The Government is also stepping up its attack on Opposition leader Tony Abbott’s parental leave plan, claiming the levy on large employers used to pay for the scheme will result in an increase in living costs.

Modelling released by Treasurer Wayne Swan this morning claiming consumers will pay an extra 50c on every $100 spent on groceries if Abbott’s plan came into force.

Abbott’s leave scheme would see a 1.7% levy placed on the profits of companies that earn more than $5 million in net annual income to fund up to six months of paid leave for parents.

But the Government claims the Opposition’s 1.7% levy and its promise to abandon the 1% cut in the company tax rate that has been promised under the mining tax would result in an effective 2% rise in the company tax rate.

The Government has released modelling by KMPG which shows that a 2% rise in company tax would lead to a 1% increase in consumer prices.

Swan, Prime Minister Julia Gillard and Small Business Minister Craig Emerson are now describing the leave plan as a “great big new tax” and claim it will force big employers such as Coles and Woolworths to raise their prices as the pass on new costs.

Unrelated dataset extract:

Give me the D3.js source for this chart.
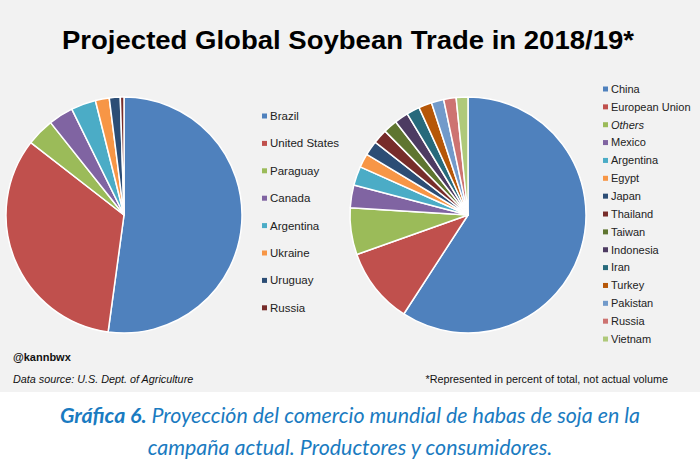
<!DOCTYPE html>
<html>
<head>
<meta charset="utf-8">
<script src="https://cdn.jsdelivr.net/npm/d3@7"></script>
<style>
  body { margin: 0; background: #fff; }
  svg text { font-family: Arial, "Liberation Sans", Helvetica, sans-serif; }
  svg text.caption { font-family: Lato, "Open Sans", sans-serif; }
</style>
</head>
<body>
<div id="chart-area"></div>
<script>
// Exporters (percent of total)
const exporters = ['Brazil', 'United States', 'Paraguay', 'Canada', 'Argentina', 'Ukraine', 'Uruguay', 'Russia'];
const exportShare = [52.2, 33.4, 3.8, 3.4, 3.4, 1.9, 1.5, 0.5];

// Importers (percent of total)
const importers = ['China', 'European Union', 'Others', 'Mexico', 'Argentina', 'Egypt', 'Japan', 'Thailand',
  'Taiwan', 'Indonesia', 'Iran', 'Turkey', 'Pakistan', 'Russia', 'Vietnam'];
const importShare = [59.1, 10.4, 6.4, 3.1, 2.6, 1.9, 2.0, 2.0, 1.9, 1.9, 1.8, 1.8, 1.7, 1.7, 1.6];

const palette = ['#4f81bd', '#c0504d', '#9bbb59', '#8064a2', '#4bacc6', '#f79646', '#2c4d75', '#772c2a',
  '#5f7530', '#4d3b62', '#276a7c', '#b65708', '#729aca', '#cd7371', '#afc97a'];

const width = 700;
const height = 462;

const svg = d3.select('#chart-area').append('svg')
  .attr('width', width)
  .attr('height', height);

// grey panel
svg.append('rect')
  .attr('width', width)
  .attr('height', 392)
  .attr('fill', '#f2f2f2');

svg.append('text')
  .attr('x', 62)
  .attr('y', 49)
  .attr('font-size', '26px')
  .attr('font-weight', 'bold')
  .attr('fill', '#000')
  .attr('textLength', 572)
  .attr('lengthAdjust', 'spacingAndGlyphs')
  .text('Projected Global Soybean Trade in 2018/19*');

const pie = d3.pie().sort(null);
const radius = 118;
const arc = d3.arc().innerRadius(0).outerRadius(radius);

const drawPie = (cx, cy, names, values) => {
  const g = svg.append('g')
    .attr('transform', `translate(${cx}, ${cy})`);
  const color = d3.scaleOrdinal().domain(names).range(palette);
  g.selectAll('path')
    .data(pie(values))
    .enter().append('path')
      .attr('d', arc)
      .attr('fill', (d, i) => color(names[i]))
      .attr('stroke', '#fff')
      .attr('stroke-width', 1.5)
      .attr('stroke-linejoin', 'round');
  return color;
};

const drawLegend = (x, y0, step, fontSize, names, color) => {
  const y = d3.scalePoint().domain(names).range([y0, y0 + step * (names.length - 1)]);
  const items = svg.append('g').selectAll('g')
    .data(names)
    .enter().append('g')
      .attr('transform', d => `translate(${x}, ${y(d)})`);
  items.append('rect')
    .attr('x', 0)
    .attr('y', -2.5)
    .attr('width', 5)
    .attr('height', 5)
    .attr('fill', d => color(d));
  items.append('text')
    .attr('x', 8)
    .attr('dy', '0.35em')
    .attr('font-size', fontSize)
    .attr('fill', '#222')
    .attr('font-style', d => d === 'Others' ? 'italic' : 'normal')
    .text(d => d);
};

const leftColor = drawPie(124, 215, exporters, exportShare);
drawLegend(262, 116, 27.4, '11.5px', exporters, leftColor);

const rightColor = drawPie(468, 215, importers, importShare);
drawLegend(603, 89, 17.86, '11px', importers, rightColor);

// footer texts
svg.append('text')
  .attr('x', 13)
  .attr('y', 361)
  .attr('font-size', '11px')
  .attr('font-weight', 'bold')
  .attr('fill', '#111')
  .text('@kannbwx');

svg.append('text')
  .attr('x', 13)
  .attr('y', 383)
  .attr('font-size', '10.8px')
  .attr('font-style', 'italic')
  .attr('fill', '#111')
  .text('Data source: U.S. Dept. of Agriculture');

svg.append('text')
  .attr('x', 668)
  .attr('y', 383)
  .attr('text-anchor', 'end')
  .attr('font-size', '10.8px')
  .attr('fill', '#111')
  .text('*Represented in percent of total, not actual volume');

// caption
const caption = svg.append('g')
  .attr('fill', '#1a7bc1')
  .attr('font-style', 'italic');

const line1 = caption.append('text')
  .attr('class', 'caption')
  .attr('x', 350)
  .attr('y', 423)
  .attr('text-anchor', 'middle')
  .attr('font-size', '21.4px');
line1.append('tspan').attr('font-weight', 'bold').text('Gráfica 6.');
line1.append('tspan').text(' Proyección del comercio mundial de habas de soja en la');

caption.append('text')
  .attr('class', 'caption')
  .attr('x', 350)
  .attr('y', 455)
  .attr('text-anchor', 'middle')
  .attr('font-size', '21.4px')
  .text('campaña actual. Productores y consumidores.');
</script>
</body>
</html>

”Mr Abbott is proposing to increase company tax for most companies by 1.7%. The Gillard Labor government is proposing to cut company tax by 1%. So there is almost a 3% difference,” Swan said.

However, Abbott has attempted to counter Labor’s cost-of-living claims by announcing an extra $89 million to increase child care rebates paid to parents.

Gillard has spent the morning by continuing to focus on health and a family policy this morning, announcing $277 million for suicide prevention and the establishment of a 24-hour GP phone help line.